Abstract for McPherson talk

Tonal adaptation across musical modality: A comparison of Sambla vocal music and speech surrogates

This talk presents a first systematic comparison of tonal textsetting in vocal music and instrumental surrogate speech for a single language, Seenku, spoken by the Sambla people of Burkina Faso. The Seenku tone system boasts four level tones and multiple contour tones. This tonal density is exploited to create a musical surrogate language on the balafon, a kind of resonator xylophone; by encoding the tones and rhythm of the language on the notes of the pentatonic scale, musicians can communicate with each other and the audience without ever “uttering” a word.
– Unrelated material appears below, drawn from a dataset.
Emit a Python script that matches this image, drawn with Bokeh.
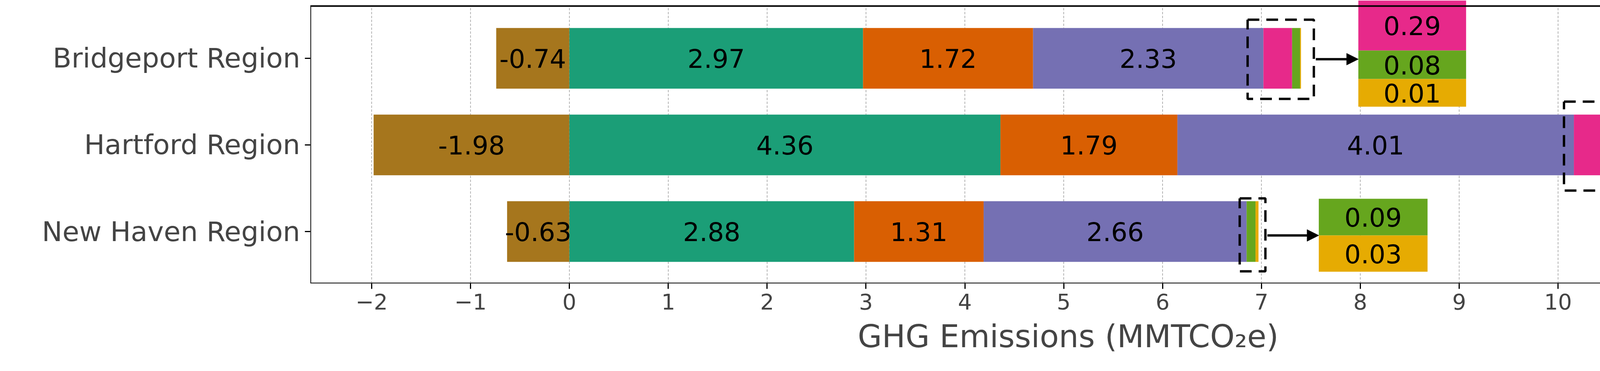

Mapping of tones to notes depends upon the mode of the song, with the highest tone level (super-high) typically anchored to the tonal center of the mode. Tone is also implicated in the melodies of vocal music, with Sambla songs obeying cross-linguistic principles of tone-tune association: maximizing parallel movement between tones and melody and minimizing direct opposition, where, e.g. tone goes up but the melody goes down.

 

We find a divide in how tone is adapted to surrogate speech vs. sung music: the balafon surrogate language encodes lexical and morphological tone, but not the output of postlexical tone rules such as tonal absorption or downstep, whereas vocal music appears to take as its input surface level of tone. I suggest that these differences follow from the communicational constraints and function of each system. Specifically, surrogate speech uses no segmental information, and so content-ful tone (lexical and grammatical) must be easily recoverable, leading to strict mapping between tones and notes and an avoidance of phonological processes that would obscure meaning. Sung lyrics, on the other hand, use all regular linguistic material (tones, consonants, vowels), allowing tone to be realized more freely. Further, sung melodies are inherently musical and aesthetically-driven, whereas surrogate speech draws on musical elements but is primarily a system of communication.

 

Finally, I show how the two systems are brought together in balafon renditions of sung music, yielding “surrogate song” where the balafon encodes sung tonal melodies, thus incorporating looser tonal encodings and the application of postlexical tone into instrumental “language”.